One of the deadliest types of cancer is pancreatic ductal adenocarcinoma (PDAC); the survival rate at five years after diagnosis is under ten percent. Most patients have an aggressive, metastatic form, and common treatments like chemotherapy and surgery are not usually effective. One major challenge presented by this disease is heterogeneity; pancreatic cancer tumors may have a variety of different genetic mutations and epigenetic alterations that vary not only from one patient to another, but also within one patients' tumor.
However, researchers have now revealed more about how pancreatic cancer grows and spreads. A type of cancer cell called mesenchymal PDAC cells were found to express high levels of a protein called BMP2, which can help control the expression of a protein called GREM1. GREM1, in turn, can regulate the types of cells that are in pancreatic tumors, and whether they are an aggressive, or a more mild type. The findings have been reported in Nature.
When GREM1 was turned off in a mouse model or in pancreatic tumor organoids, the shape of the tumor changed quickly, and the cancer took on new characteristics that enabled cells to break away from the tumor and invade other tissues. Once GREM1 was deactivated, it only took ten days for tumor cells to become a more dangerous, metastatic type.
When GREM1 was not functional in a mouse model of PDAC, the tumors spread to the mouse livers in about 90 percent of the mice. But if GREM1 was functional, only about 15 percent of the mouse PDAC model had liver tumors.
Importantly, the scientists were also able to reverse this process.
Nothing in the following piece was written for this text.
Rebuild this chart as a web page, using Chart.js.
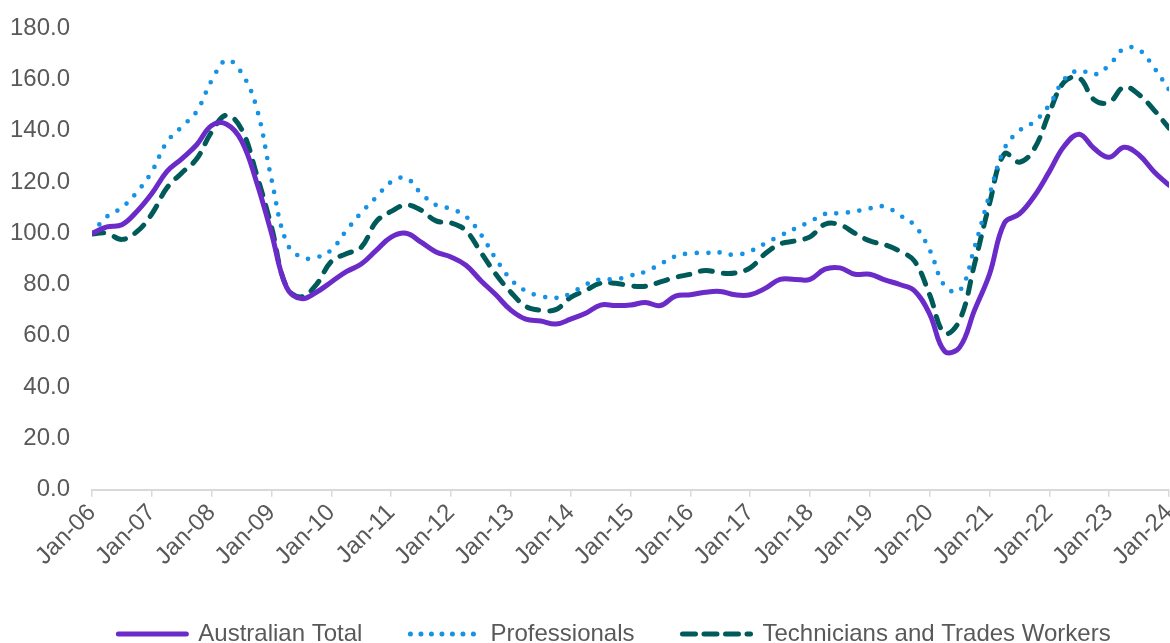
<!DOCTYPE html>
<html><head><meta charset="utf-8">
<script src="https://cdn.jsdelivr.net/npm/chart.js@4.4.1/dist/chart.umd.min.js"></script>
<style>
html,body{margin:0;padding:0;overflow:hidden;background:#fff;width:1170px;height:643px}
#wrap{position:absolute;left:0;top:0;width:1170px;height:656px}
</style>
</head><body><div id="wrap"><canvas id="c"></canvas></div>
<script>
// Quarterly observations, Jan-06 .. Jan-24
const tickLabels = ['Jan-06','Jan-07','Jan-08','Jan-09','Jan-10','Jan-11','Jan-12','Jan-13','Jan-14','Jan-15','Jan-16','Jan-17','Jan-18','Jan-19','Jan-20','Jan-21','Jan-22','Jan-23','Jan-24'];
const seriesNames = ['Australian Total','Professionals','Technicians and Trades Workers'];

const australianTotal = [100,102.5,103.3,108.5,115.5,124,129,134.5,142,142.5,136,120,
  100,79,74.5,77,81,85,88,93.3,98.5,100,96.5,92.7,
  90.7,87.5,81.5,76,70,66.5,65.8,64.6,66.5,68.8,72,71.8,
  72,73,71.8,75.5,76,77,77.3,76,76,78.5,82,82,
  82,86,86.5,84,84,81.8,80,77.5,68.5,54,55.5,70,
  84,104,107.5,114.5,124,134,138.6,133,129.6,133.5,130.5,124,118.7];

const professionals = [100,106.5,110,116,124,135.5,141.5,147.5,159.5,167.5,162.5,149,
  121,96.5,90.6,90.6,93.5,101,108,114,120,121.5,115.5,111,
  109.5,106.5,99.5,90,82,77.5,75.5,74.8,76.5,80,82,82,
  83.5,85,88,91,92.2,92.3,92.5,91.5,93,96,99,101.8,
  104.5,107.5,107.8,108.5,109.7,110.4,107,103,93.5,79.5,77.5,94.5,
  115,133,140,143.5,150,160,163.5,161.8,165.5,172,171.5,164.5,156];

const techniciansTrades = [99.7,100,97.6,100.6,107.5,117.6,123.5,129,139.5,146,140.5,123,
  102.4,79,75.2,80,89,92,94.5,104.5,108.5,111,109,104.8,
  104,101,92.5,84,77,71.5,70,70.2,75,77.7,80.5,80.5,
  79.5,79.3,81,82.8,84,85.5,84.5,84.5,86.5,92,95.8,97,
  98.6,103.5,103.3,100,97,95.5,93,89,76,61,66,88,
  111.5,131,127.7,133,147,159,160.5,152,151,157,154,148,141];

const toPoints = arr => arr.map((v, i) => ({x: i, y: v}));

const grey = '#595959';
const font = {family: "'Liberation Sans', Arial, sans-serif", size: 24};
const legendDashes = [[], [0, 10.5], [13, 8.5]];

const legendShift = {
  id: 'legendShift',
  afterLayout(chart) {
    const lg = chart.legend;
    if (lg) { lg.left += 25; lg.right += 25; }
  }
};

new Chart(document.getElementById('c'), {
  type: 'line',
  plugins: [legendShift],
  data: {
    datasets: [
      {label: seriesNames[0], data: toPoints(australianTotal), borderColor: '#6a2bc8', backgroundColor: '#6a2bc8',
       borderWidth: 5, pointRadius: 0, tension: 0.4, borderCapStyle: 'round', borderJoinStyle: 'round'},
      {label: seriesNames[1], data: toPoints(professionals), borderColor: '#1592e6', backgroundColor: '#1592e6',
       borderWidth: 4.7, borderDash: [0, 11.5], borderCapStyle: 'round', pointRadius: 0, tension: 0.4},
      {label: seriesNames[2], data: toPoints(techniciansTrades), borderColor: '#005a5a', backgroundColor: '#005a5a',
       borderWidth: 5, borderDash: [12, 11], borderCapStyle: 'round', pointRadius: 0, tension: 0.4}
    ]
  },
  options: {
    responsive: true,
    maintainAspectRatio: false,
    animation: false,
    devicePixelRatio: 1,
    layout: {padding: {top: 28, left: 10, right: 1, bottom: 0}},
    plugins: {
      tooltip: {enabled: false},
      legend: {
        position: 'bottom',
        labels: {
          usePointStyle: true, pointStyle: 'line', pointStyleWidth: 68,
          font: font, color: grey, padding: 48,
          generateLabels: chart => {
            const items = Chart.defaults.plugins.legend.labels.generateLabels(chart);
            items.forEach((it, i) => {
              const ds = chart.data.datasets[i];
              it.lineDash = legendDashes[i];
              it.lineCap = 'round';
              it.lineWidth = 5;
              it.strokeStyle = ds.borderColor;
              it.fillStyle = ds.borderColor;
              it.pointStyle = 'line';
            });
            return items;
          }
        }
      }
    },
    scales: {
      x: {
        type: 'linear', min: 0, max: 72,
        afterFit: s => { s.paddingLeft = 0; s.paddingRight = 0; s.height += 1; },
        grid: {display: true, drawOnChartArea: false, drawTicks: true, tickLength: 7, color: '#d9d9d9', lineWidth: 1.5},
        border: {display: true, color: '#d9d9d9', width: 2},
        ticks: {
          stepSize: 4, autoSkip: false, maxRotation: 45, minRotation: 45,
          font: font, color: grey, padding: 2,
          callback: v => tickLabels[v / 4]
        }
      },
      y: {
        min: 0, max: 180,
        afterFit: s => { s.width = 82; s.paddingTop = 0; s.paddingBottom = 0; },
        grid: {display: false, drawTicks: false},
        border: {display: false},
        ticks: {stepSize: 20, font: font, color: grey, padding: 22, callback: v => v.toFixed(1)}
      }
    }
  }
});
</script>
</body></html>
When GREM1 levels were raised, invasive cancer cells reverted to a less pathogenic form.
It will take a lot more research and work, but it may be possible to use these findings to tame deadly forms of pancreatic cancer, and turn them into easier-to-treat cell types.
The researchers noted that the regulatory feedback loop that BMP2 and GREM1 create is a reflection of a cell patterning mechanism that was proposed long ago by computer scientist, mathematician, and theoretical biologist Alan Turing. While BMP has a well-established role in tissue patterning during development, the study authors added, this research shows that the process is also active in pancreatic cancer.
"This is an important and fundamental discovery that opens up a new avenue for uncovering treatments for pancreatic cancer," said senior study author and Professor Axel Behrens of the Institute of Cancer Research. "We have shown that it is possible to reverse cell fate in pancreatic cancer in the lab, turning back the clock on aggressive tumors and switching them to a state that makes them easier to treat."